When the same results are obtained over many experiments, the truth can be established. Introducing another variable could change the results drastically. How many variables have been introduced in our society since the Supreme Court decision?

Let me suggest a few that have had great impact on what is happening to us as a people. We had just gone through two world wars that had made so much difference that only those who lived through it, or historians, could begin to understand the effect.

Home life had been uprooted, bringing together many marriages that could not have happened had it not been for World War II. For good or ill, these marriages brought together people who would not have otherwise ever known each other.

I and many others were blessed by the marriages that occurred because of the mixing of the population. Soldiers, sailors, Marines, Merchant Marine, and Coast Guard were given an opportunity for university and trade training with new facts, skills, a new view and contact with a far different world.

Children born to these marriages were given new opportunities and provided with a prosperity unknown before this time. Television and communications were changing rapidly. Computers began also to enter the picture and created new jobs, new opportunities for learning. Immediate contact with what was happening throughout the world became the norm rather than the rare occasion. Our society became much more mobile, much more under the influence of many pressures, such as advertising.

Greater income, shorter workweeks, so many opportunities in sports, community activities, reduced the emphasis on church in the lives of many.
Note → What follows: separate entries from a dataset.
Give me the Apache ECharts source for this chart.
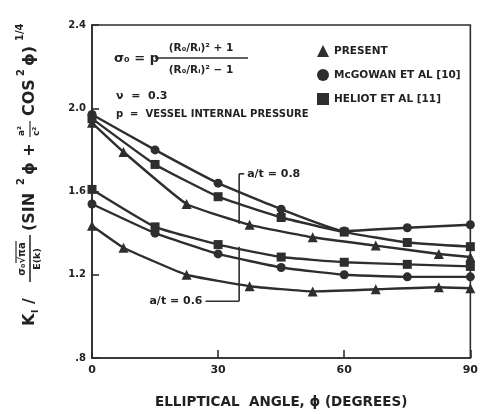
<!DOCTYPE html>
<html>
<head>
<meta charset="utf-8">
<script src="https://cdn.jsdelivr.net/npm/echarts@6/dist/echarts.min.js"></script>
<style>
  html, body { margin: 0; padding: 0; background: #fff; }
  #main { width: 481px; height: 414px; }
</style>
</head>
<body>
<div id="main"></div>
<script>
// angles where each source has points
var angCirSq = [0, 15, 30, 45, 60, 75, 90];
var angTri = [0, 7.5, 22.5, 37.5, 52.5, 67.5, 82.5, 90];

// a/t = 0.8
var present08 = [1.93, 1.79, 1.54, 1.44, 1.38, 1.34, 1.30, 1.285];
var mcgowan08 = [1.97, 1.80, 1.64, 1.515, 1.41, 1.426, 1.44];
var heliot08 = [1.95, 1.73, 1.575, 1.475, 1.405, 1.355, 1.335];
// a/t = 0.6
var present06 = [1.435, 1.33, 1.20, 1.145, 1.12, 1.13, 1.14, 1.135];
var mcgowan06 = [1.54, 1.40, 1.30, 1.235, 1.20, 1.19, 1.19];
var heliot06 = [1.61, 1.43, 1.345, 1.285, 1.26, 1.25, 1.24];

var xTicks = [0, 30, 60, 90];
var yTicks = [0.8, 1.2, 1.6, 2.0, 2.4];

var ink = '#2e2e2e';
var FONT = '"DejaVu Sans", "Liberation Sans", sans-serif';

function pairs(xs, ys) {
    return xs.map(function (x, i) { return [x, ys[i]]; });
}

function mkSeries(name, sym, size, xs, ys) {
    return {
        name: name,
        type: 'line',
        smooth: 0.12,
        symbol: sym,
        symbolSize: size,
        data: pairs(xs, ys),
        lineStyle: { color: ink, width: 2.4 },
        itemStyle: { color: ink },
        z: 3
    };
}

var myChart = echarts.init(document.getElementById('main'));

var option = {
    animation: false,
    backgroundColor: '#fff',
    grid: {
        left: 92, top: 25, right: 7, bottom: 49,
        show: true, borderColor: ink, borderWidth: 1.6
    },
    legend: {
        orient: 'vertical',
        left: 312, top: 40,
        itemWidth: 12, itemHeight: 12, itemGap: 12,
        selectedMode: false,
        textStyle: { fontFamily: FONT, fontWeight: 'bold', fontSize: 10.5, color: '#222' },
        data: [
            { name: 'PRESENT', icon: 'triangle' },
            { name: 'McGOWAN ET AL [10]', icon: 'circle' },
            { name: 'HELIOT ET AL [11]', icon: 'rect' }
        ]
    },
    xAxis: {
        type: 'value',
        min: 0, max: 90, interval: 30,
        name: 'ELLIPTICAL  ANGLE, ϕ (DEGREES)',
        nameLocation: 'middle',
        nameGap: 37,
        nameTextStyle: { fontFamily: FONT, fontWeight: 'bold', fontSize: 13.5, color: '#222' },
        splitLine: { show: false },
        axisLine: { lineStyle: { color: ink, width: 1.6 } },
        axisTick: { inside: true, length: 8, lineStyle: { color: ink, width: 1.6 } },
        axisLabel: {
            margin: 7, fontFamily: FONT, fontWeight: 'bold', fontSize: 11, color: '#222',
            formatter: function (v) { return xTicks.indexOf(v) >= 0 ? String(v) : ''; }
        }
    },
    yAxis: {
        type: 'value',
        min: 0.8, max: 2.4, interval: 0.4,
        splitLine: { show: false },
        axisLine: { lineStyle: { color: ink, width: 1.6 } },
        axisTick: { inside: true, length: 7, lineStyle: { color: ink, width: 1.6 } },
        axisLabel: {
            margin: 6, fontFamily: FONT, fontWeight: 'bold', fontSize: 10, color: '#222',
            formatter: function (v) {
                var t = yTicks.filter(function (k) { return Math.abs(k - v) < 1e-6; });
                if (!t.length) return '';
                return Math.abs(v - 0.8) < 1e-6 ? '.8' : v.toFixed(1);
            }
        }
    },
    series: [
        mkSeries('PRESENT', 'triangle', 10, angTri, present08),
        mkSeries('McGOWAN ET AL [10]', 'circle', 9, angCirSq, mcgowan08),
        mkSeries('HELIOT ET AL [11]', 'rect', 9, angCirSq, heliot08),
        mkSeries('PRESENT', 'triangle', 10, angTri, present06),
        mkSeries('McGOWAN ET AL [10]', 'circle', 9, angCirSq, mcgowan06),
        mkSeries('HELIOT ET AL [11]', 'rect', 9, angCirSq, heliot06)
    ]
};
myChart.setOption(option);

// annotation helpers
function px(x, y) { return myChart.convertToPixel({ gridIndex: 0 }, [x, y]); }
function seg(a, b, w) {
    return {
        type: 'line',
        shape: { x1: a[0], y1: a[1], x2: b[0], y2: b[1] },
        style: { stroke: ink, lineWidth: w || 1.6 },
        z: 10
    };
}
function txt(x, y, s, size, align) {
    return {
        type: 'text', x: x, y: y, z: 10,
        style: {
            text: s, font: 'bold ' + size + 'px ' + FONT, fill: '#222',
            textAlign: align || 'left', textVerticalAlign: 'middle'
        }
    };
}

// bracket a/t = 0.8
var b8top = px(35, 1.685), b8bot = px(35, 1.445), b8tip = px(36.2, 1.685);
// bracket a/t = 0.6
var b6top = px(35, 1.335), b6bot = px(35, 1.073), b6end = px(27, 1.073);

var graphics = [
    seg(b8top, b8bot), seg(b8top, b8tip),
    txt(b8tip[0] + 3, b8tip[1], 'a/t = 0.8', 11, 'left'),
    seg(b6top, b6bot), seg(b6bot, b6end),
    txt(b6end[0] - 3, b6end[1], 'a/t = 0.6', 11, 'right'),

    // formula block
    txt(114, 59, 'σ₀ = p', 13, 'left'),
    txt(201, 48, '(R₀/Rᵢ)² + 1', 10.5, 'center'),
    seg([155, 58], [248, 58]),
    txt(201, 70, '(R₀/Rᵢ)² − 1', 10.5, 'center'),
    txt(116, 96, 'ν  =  0.3', 11, 'left'),
    txt(116, 114, 'p  =  VESSEL INTERNAL PRESSURE', 10, 'left'),

    // rotated y axis title
    {
        type: 'group',
        x: 30, y: 326,
        rotation: Math.PI / 2,
        children: [
            txt(0, 0, 'K', 16, 'left'),
            txt(13, 6, 'I', 9, 'left'),
            txt(22, 0, '/', 16, 'left'),
            txt(67, -8, 'σ₀√πa', 10, 'center'),
            seg([63, -14], [85, -14], 1.2),
            seg([44, 0], [91, 0], 1.6),
            txt(67, 8, 'E(k)', 9.5, 'center'),
            txt(95, 0, '(SIN', 16, 'left'),
            txt(141, -9, '2', 10, 'left'),
            txt(151, 0, 'ϕ +', 16, 'left'),
            txt(190, -8, 'a²', 9, 'left'),
            seg([189, 0], [205, 0], 1.2),
            txt(190, 7, 'c²', 9, 'left'),
            txt(210, 0, 'COS', 16, 'left'),
            txt(250, -9, '2', 10, 'left'),
            txt(260, 0, 'ϕ)', 16, 'left'),
            txt(285, -10, '1/4', 10, 'left')
        ]
    }
];
myChart.setOption({ graphic: graphics });
</script>
</body>
</html>
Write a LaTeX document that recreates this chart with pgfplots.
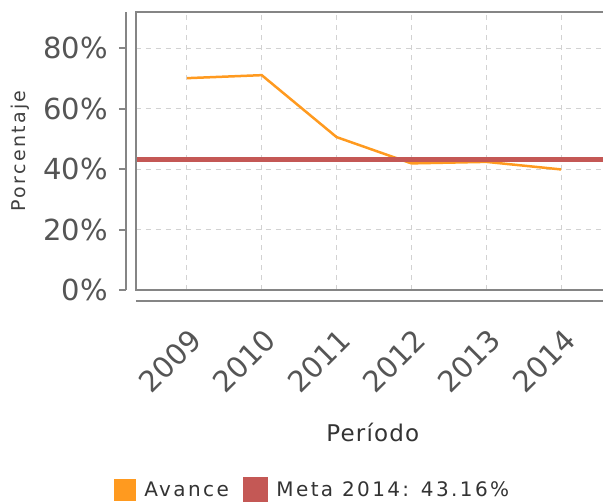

To place blame on something which did not happen is to fail to use the mental powers that God gave us. I would submit that there are many reasons for whatever lack of morality there may be.

As a pastor and as a citizen of the United States of America, make that a proud citizen, I believe that if our citizens took seriously the message that Jesus sought to bring to us as a people, as a world, we would have a far different world in which there would be much less conflict, much less suffering and a far richer, more abundant life for all citizens and all people of the world.